"""

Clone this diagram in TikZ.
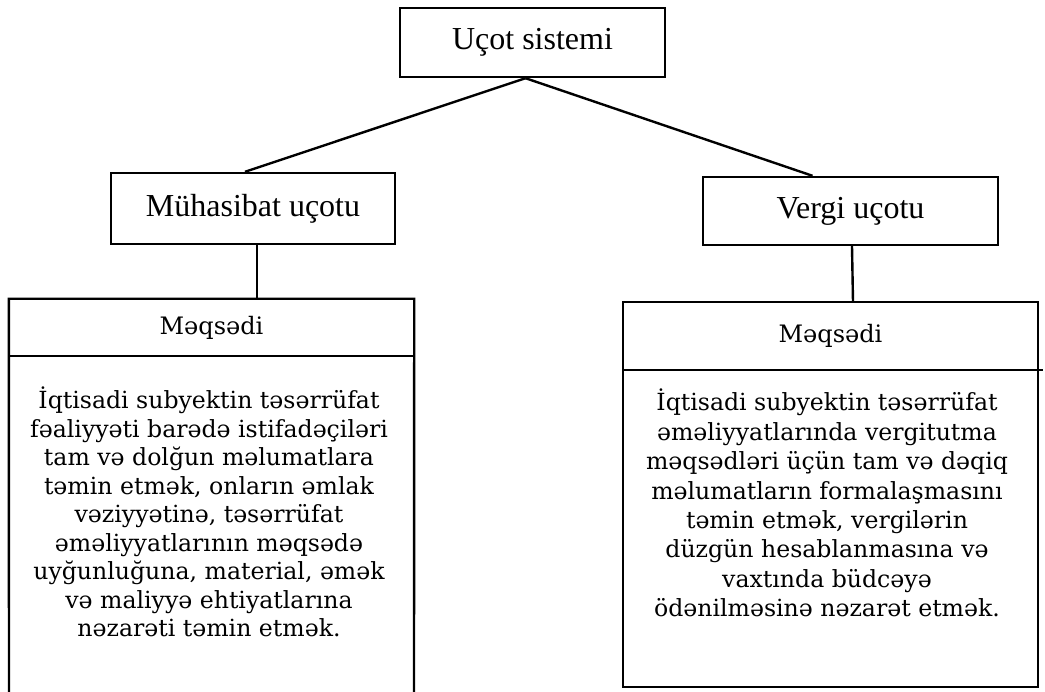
\documentclass[tikz,border=0pt]{standalone}
\usepackage{fontspec}
\usetikzlibrary{calc}
\newfontfamily\labelfont{Liberation Serif}
\newfontfamily\bodyfont{DejaVu Serif}
\tikzset{
  box/.style={draw, line width=2.4pt, inner sep=0pt},
  toplabel/.style={box, font=\labelfont\fontsize{32}{36}\selectfont},
  link/.style={line width=2.4pt},
  outline/.style={line width=2.4pt},
  heading/.style={inner sep=0pt, font=\bodyfont\fontsize{24}{28}\selectfont},
  bodytext/.style={inner sep=0pt, align=center},
}
\begin{document}
\begin{tikzpicture}[x=1pt,y=-1pt]
  \useasboundingbox (0,0) rectangle (1045,692);

  % upper level
  \node[toplabel, minimum width=265pt, minimum height=69pt] (sys) at (532.5,42.5) {Uçot sistemi};
  \node[toplabel, minimum width=284pt, minimum height=71pt] (acc) at (253,208.5) {Mühasibat uçotu};
  \node[toplabel, minimum width=295pt, minimum height=68pt] (tax) at (850.5,211) {Vergi uçotu};

  \coordinate (fork) at ($(sys.south)+(-7,0)$);
  \draw[link] (fork) -- ($(acc.north)+(-8,0)$);
  \draw[link] (fork) -- ($(tax.north)+(-38,0)$);

  % left goal panel (open at the bottom)
  \node[heading, minimum width=405pt, minimum height=57pt] (lhead) at (211.5,327.5) {Məqsədi};
  \draw[outline] (9,692) -- (lhead.south west) -- (lhead.north west) -- (lhead.north east) -- (lhead.south east) -- (414,692);
  \draw[outline] (lhead.south west) -- (lhead.south east);
  \node[bodytext, font=\bodyfont\fontsize{23.6}{28.5}\selectfont] (lbody) at (209,512) {%
    İqtisadi subyektin təsərrüfat\\
    fəaliyyəti barədə istifadəçiləri\\
    tam və dolğun məlumatlara\\
    təmin etmək, onların əmlak\\
    vəziyyətinə, təsərrüfat\\
    əməliyyatlarının məqsədə\\
    uyğunluğuna, material, əmək\\
    və maliyyə ehtiyatlarına\\
    nəzarəti təmin etmək.};
  \draw[link] ($(acc.south)+(4,0)$) -- ($(lhead.north)+(45.5,0)$);

  % right goal panel
  \node[heading, minimum width=415pt, minimum height=68pt] (rhead) at (830.5,336) {Məqsədi};
  \coordinate (rbottom) at (1038,687);
  \draw[outline] (rhead.north west) rectangle (rbottom);
  \draw[outline] (rhead.south west) -- ($(rhead.south east)+(5,0)$);
  \node[bodytext, font=\bodyfont\fontsize{23.6}{29.4}\selectfont] (rbody) at (827,503) {%
    İqtisadi subyektin təsərrüfat\\
    əməliyyatlarında vergitutma\\
    məqsədləri üçün tam və dəqiq\\
    məlumatların formalaşmasını\\
    təmin etmək, vergilərin\\
    düzgün hesablanmasına və\\
    vaxtında büdcəyə\\
    ödənilməsinə nəzarət etmək.};
  \draw[link] ($(tax.south)+(1.5,0)$) -- ($(rhead.north)+(22.5,0)$);
\end{tikzpicture}
\end{document}
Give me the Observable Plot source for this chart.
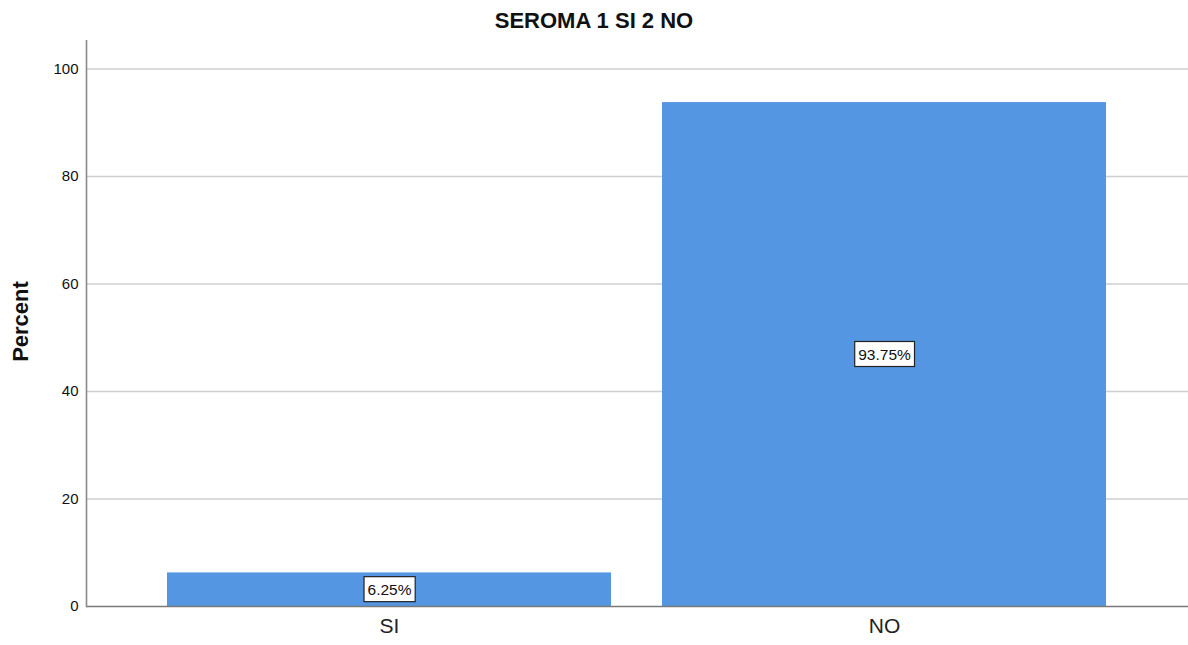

"""

## Task directions:
Return each line exactly as written. Any picture gets left out.

## Exercise solution:
Clone this diagram in TikZ.
\documentclass[tikz,border=0pt]{standalone}
\usepackage{fontspec}
\usetikzlibrary{calc}
\newfontfamily\labelfont{Liberation Serif}
\newfontfamily\bodyfont{DejaVu Serif}
\tikzset{
  box/.style={draw, line width=2.4pt, inner sep=0pt},
  toplabel/.style={box, font=\labelfont\fontsize{32}{36}\selectfont},
  link/.style={line width=2.4pt},
  outline/.style={line width=2.4pt},
  heading/.style={inner sep=0pt, font=\bodyfont\fontsize{24}{28}\selectfont},
  bodytext/.style={inner sep=0pt, align=center},
}
\begin{document}
\begin{tikzpicture}[x=1pt,y=-1pt]
  \useasboundingbox (0,0) rectangle (1045,692);

  % upper level
  \node[toplabel, minimum width=265pt, minimum height=69pt] (sys) at (532.5,42.5) {Uçot sistemi};
  \node[toplabel, minimum width=284pt, minimum height=71pt] (acc) at (253,208.5) {Mühasibat uçotu};
  \node[toplabel, minimum width=295pt, minimum height=68pt] (tax) at (850.5,211) {Vergi uçotu};

  \coordinate (fork) at ($(sys.south)+(-7,0)$);
  \draw[link] (fork) -- ($(acc.north)+(-8,0)$);
  \draw[link] (fork) -- ($(tax.north)+(-38,0)$);

  % left goal panel (open at the bottom)
  \node[heading, minimum width=405pt, minimum height=57pt] (lhead) at (211.5,327.5) {Məqsədi};
  \draw[outline] (9,692) -- (lhead.south west) -- (lhead.north west) -- (lhead.north east) -- (lhead.south east) -- (414,692);
  \draw[outline] (lhead.south west) -- (lhead.south east);
  \node[bodytext, font=\bodyfont\fontsize{23.6}{28.5}\selectfont] (lbody) at (209,512) {%
    İqtisadi subyektin təsərrüfat\\
    fəaliyyəti barədə istifadəçiləri\\
    tam və dolğun məlumatlara\\
    təmin etmək, onların əmlak\\
    vəziyyətinə, təsərrüfat\\
    əməliyyatlarının məqsədə\\
    uyğunluğuna, material, əmək\\
    və maliyyə ehtiyatlarına\\
    nəzarəti təmin etmək.};
  \draw[link] ($(acc.south)+(4,0)$) -- ($(lhead.north)+(45.5,0)$);

  % right goal panel
  \node[heading, minimum width=415pt, minimum height=68pt] (rhead) at (830.5,336) {Məqsədi};
  \coordinate (rbottom) at (1038,687);
  \draw[outline] (rhead.north west) rectangle (rbottom);
  \draw[outline] (rhead.south west) -- ($(rhead.south east)+(5,0)$);
  \node[bodytext, font=\bodyfont\fontsize{23.6}{29.4}\selectfont] (rbody) at (827,503) {%
    İqtisadi subyektin təsərrüfat\\
    əməliyyatlarında vergitutma\\
    məqsədləri üçün tam və dəqiq\\
    məlumatların formalaşmasını\\
    təmin etmək, vergilərin\\
    düzgün hesablanmasına və\\
    vaxtında büdcəyə\\
    ödənilməsinə nəzarət etmək.};
  \draw[link] ($(tax.south)+(1.5,0)$) -- ($(rhead.north)+(22.5,0)$);
\end{tikzpicture}
\end{document}
Give me the Observable Plot source for this chart.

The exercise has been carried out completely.